Yuri Averbakh had a wry explanation for why he was made chairman of the USSR Chess Federation in 1972. There was a feeling that Boris Spassky, the Soviet world champion, would lose his title to Bobby Fischer in Reykjavik that year. Nobody else wanted to deal with the fallout, so Averbakh got the job. Whatever the truth of that, Averbakh had been deputy chairman for ten years already, and throughout his life showed a tireless appetite for almost every role that chess has to offer. He left his mark on the game as a player, politician, writer, analyst, editor, researcher, historian and arbiter.
Yuri Lvovich Averbakh died in Moscow on 7 May, just a few months after celebrating his 100th birthday. He was born in Kaluga, a small city 100 miles from Moscow. As a youth he was tall and athletic, and drawn to several sports including volleyball and boxing. Even in his late eighties, he was a regular swimmer until his doctors told him to ease off. He evidently believed that chess could also contribute in maintaining health into old age. But he advocated that older players should spend their time solving chess problems, rather than endure the stress of playing in tournaments.
Averbakh was a prolific composer of problems, which tied in with his work as a theoretician of the endgame. His series of endgame volumes, which were translated into English as Comprehensive Chess Endgames in the 1980s, was a mammoth undertaking, particularly before the advent of computer analysis. For many years, they were the definitive endgame textbooks, and many of Averbakh’s compositions were simplified positions, designed to illustrate key endgame ideas with optimal clarity.

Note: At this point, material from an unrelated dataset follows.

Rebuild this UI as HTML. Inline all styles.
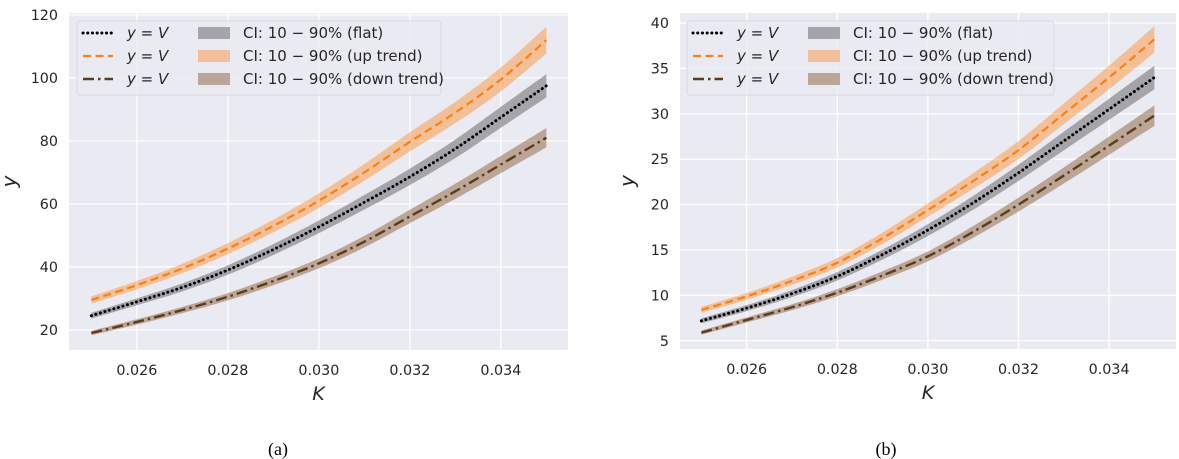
<!DOCTYPE html>
<html><head><meta charset="utf-8">
<style>
html,body{margin:0;padding:0;background:#fff;}
svg{display:block;font-family:"DejaVu Sans","Liberation Sans",sans-serif;}
</style></head>
<body>
<svg id="chart" width="1179" height="459" viewBox="0 0 1179 459" xmlns="http://www.w3.org/2000/svg"></svg>
<script>
// ---------- data ----------
const kValues = [0.025,0.026,0.027,0.028,0.029,0.030,0.031,0.032,0.033,0.034,0.035];
const xTicks = [0.026,0.028,0.030,0.032,0.034];
const xTickLabels = ["0.026","0.028","0.030","0.032","0.034"];
// panel (a)
const aFlat = [24.5,28.9,33.5,39,45.5,52.7,60.5,68.6,77.5,87.5,97.5];
const aUp   = [29.5,34.2,39.5,45.8,53,61,70,79.7,89,99.5,112];
const aDown = [19,22.5,26.3,30.5,35.5,41.1,48,56,64,72.5,81];
const aYTicks = [20,40,60,80,100,120];
// panel (b)
const bFlat = [7.2,8.6,10.2,12.1,14.5,17.2,20.2,23.5,27,30.5,34];
const bUp   = [8.4,9.9,11.6,13.6,16.3,19.4,22.6,26,30,34,38.2];
const bDown = [5.9,7.3,8.7,10.3,12.2,14.3,17,20,23.2,26.5,29.8];
const bYTicks = [5,10,15,20,25,30,35,40];
const bandFrac = 0.038;

const NS="http://www.w3.org/2000/svg";
const svg=document.getElementById('chart');
function mk(tag,attrs,parent){const e=document.createElementNS(NS,tag);for(const k in attrs)e.setAttribute(k,attrs[k]);(parent||svg).appendChild(e);return e;}

function panel(cfg){
  const g=mk('g',{});
  
  
  const {x0,x1,y0,y1,kmin,kmax,vmin,vmax}=cfg;
  const sx=k=>x0+(k-kmin)/(kmax-kmin)*(x1-x0);
  const sy=v=>y1-(v-vmin)/(vmax-vmin)*(y1-y0);
  const bg=mk('rect',{x:x0,y:y0,width:x1-x0,height:y1-y0,fill:'#eaeaf2'},g);
  
  
  xTicks.forEach((t,i)=>{
    const l=mk('line',{x1:sx(t),x2:sx(t),y1:y0,y2:y1,stroke:'#fff','stroke-width':1.3},g);
    
    
    const tx=mk('text',{x:sx(t),y:y1+25,'text-anchor':'middle','font-size':14.3,fill:'#262626'},g);
    tx.textContent=xTickLabels[i];
    
    
  });
  cfg.yTicks.forEach(t=>{
    const l=mk('line',{x1:x0,x2:x1,y1:sy(t),y2:sy(t),stroke:'#fff','stroke-width':1.3},g);
    
    
    const tx=mk('text',{x:x0-11,y:sy(t)+5,'text-anchor':'end','font-size':14.3,fill:'#262626'},g);
    tx.textContent=String(t);
    
    
  });
  const series=[
    {d:cfg.flat,line:'#000',band:'rgba(95,95,95,0.5)',dash:'0.1 4.6',w:3,cap:'round',n:'flat'},
    {d:cfg.up,line:'#ff7f0e',band:'rgba(255,127,14,0.4)',dash:'8 4.5',w:2.2,cap:'butt',n:'up-trend'},
    {d:cfg.down,line:'#5e3c14',band:'rgba(140,95,60,0.5)',dash:'11 4 2.5 4',w:2.4,cap:'butt',n:'down-trend'}
  ];
  function curve(pts){
    let s='M'+pts[0][0]+','+pts[0][1];
    for(let i=0;i<pts.length-1;i++){
      const p0=pts[Math.max(0,i-1)],p1=pts[i],p2=pts[i+1],p3=pts[Math.min(pts.length-1,i+2)];
      s+=' C'+(p1[0]+(p2[0]-p0[0])/6)+','+(p1[1]+(p2[1]-p0[1])/6)+' '+(p2[0]-(p3[0]-p1[0])/6)+','+(p2[1]-(p3[1]-p1[1])/6)+' '+p2[0]+','+p2[1];
    }
    return s;
  }
  series.forEach(s=>{
    const hi=kValues.map((k,i)=>[sx(k),sy(s.d[i]*(1+bandFrac))]);
    const lo=kValues.map((k,i)=>[sx(k),sy(s.d[i]*(1-bandFrac))]).reverse();
    const p=mk('path',{d:curve(hi)+' L'+curve(lo).slice(1)+' Z',fill:s.band},g);
    
    
  });
  series.forEach(s=>{
    const pts=kValues.map((k,i)=>[sx(k),sy(s.d[i])]);
    const p=mk('path',{d:curve(pts),fill:'none',stroke:s.line,'stroke-width':s.w,'stroke-dasharray':s.dash,'stroke-linecap':s.cap},g);
    
    
  });
  const lx=cfg.lx, lw=cfg.lw;
  const leg=mk('g',{},g);
  
  
  mk('rect',{x:lx,y:21,width:lw,height:74,rx:3,fill:'rgba(234,234,242,0.8)',stroke:'#d8d8e0','stroke-width':1},leg);
  const labels=['CI: 10 \u2212 90% (flat)','CI: 10 \u2212 90% (up trend)','CI: 10 \u2212 90% (down trend)'];
  series.forEach((s,i)=>{
    const yy=33+i*23;
    const e=mk('g',{},leg);
    
    
    mk('line',{x1:lx+6,x2:lx+36,y1:yy,y2:yy,stroke:s.line,'stroke-width':s.w,'stroke-dasharray':s.dash,'stroke-linecap':s.cap},e);
    const t=mk('text',{x:lx+50,y:yy+5,'font-size':15,fill:'#262626'},e);
    t.innerHTML='<tspan font-style="italic">y</tspan> = <tspan font-style="italic">V</tspan>';
    mk('rect',{x:lx+121,y:yy-6,width:32,height:12,fill:s.band},e);
    const t2=mk('text',{x:lx+166,y:yy+5,'font-size':15,fill:'#262626'},e);
    t2.textContent=labels[i];
  });
  const xl=mk('text',{x:(x0+x1)/2,y:y1+50,'text-anchor':'middle','font-size':19,'font-style':'italic',fill:'#262626'},g);
  xl.textContent='K';
  
  
  const yl=mk('text',{x:cfg.ylx,y:(y0+y1)/2,'text-anchor':'middle','font-size':20,'font-style':'italic',fill:'#262626',transform:'rotate(-90 '+cfg.ylx+' '+((y0+y1)/2)+')'},g);
  yl.textContent='y';
  
  
  const cap=mk('text',{x:cfg.capx,y:455,'text-anchor':'middle','font-size':18,'font-family':'"Liberation Serif",serif',fill:'#000'},g);
  cap.textContent=cfg.caption;
  
  
}

panel({name:'panel-a',x0:69,x1:568,y0:13,y1:350,kmin:0.024508,kmax:0.035475,vmin:13.6,vmax:120.6,
  yTicks:aYTicks,flat:aFlat,up:aUp,down:aDown,lx:77,lw:364,ylx:16,capx:278,caption:'(a)'});
panel({name:'panel-b',x0:680,x1:1176,y0:13,y1:349,kmin:0.024528,kmax:0.035477,vmin:4.1,vmax:41.1,
  yTicks:bYTicks,flat:bFlat,up:bUp,down:bDown,lx:687,lw:367,ylx:634,capx:886,caption:'(b)'});
</script>
</body></html>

He liked to categorise chess players by their defining traits. Botvinnik and Fischer, for example, he saw as killers, who sought to crush their opponents. Others were fighters (like Lasker), sportsmen (Capablanca), games players (Karpov) or artists (Tal). Averbakh saw himself as a researcher, fascinated by chess analysis as an end in itself, while noting that such players rarely become world champions. He was, nonetheless, a player of the highest calibre – a candidate for the world championship at the famous tournament in Zurich in 1953, and USSR champion in 1954. His best games are inspiringly wholesome. The game below ends with a flourish, but the methodical play leading up to the diagram position is powerful in its own way.
Wolfgang Uhlmann-Yuri Averbakh
Dresden, 1956
1 d4 Nf6 2 c4 e6 3 Nc3 Bb4 4 e3 O-O 5 Ne2 d5 6 a3 Be7 7 cxd5 exd5 8 Ng3 c5 9 dxc5 Bxc5 10 Bd3 Nc6 11 O-O Be6 12 Nce2 Bd6 13 Nd4 Nxd4 14 exd4 Re8 15 Nf5 Bxf5 16 Bxf5 Qb6 17 b3 g6 18 Bh3 Ne4 19 Qd3 Be7 A strong regrouping, seeking a more promising diagonal. 20 g3 Bf6 21 Be3 Re7 22 Rac1 Rae8 23 Rfd1 Qd6 24 Bg2 h5 25 Qb5 a6 26 Qa5 h4 27 g4 Bg5 28 Bxg5 Nxg5 29 h3 Re2 30 Rf1 (see diagram) 30…R8e3 A wonderful way to breach the kingside defences. 31 fxe3 31 Rc3 was more stubborn, but after 31…Rxc3 32 Qxc3 Ne6, preparing Ne6-f4, White remains in terrible trouble. Rxg2+ 32 Kxg2 Qg3+ 33 Kh1 Qxh3+ 34 Kg1 Qxe3+ 35 Kh1 Qh3+ 36 Kg1 Qg3+ 37 Kh1 Nf3 Moving in, and 38 Rc2 doesn’t help on account of Qh3+ 38 Qd8+ Kg7 39 Rxf3 Qxf3+ 40 Kh2 Qf4+ 41 Kg2 Qxg4+ White resigns Black will win the Rc1 with another queen check, emerging several pawns up.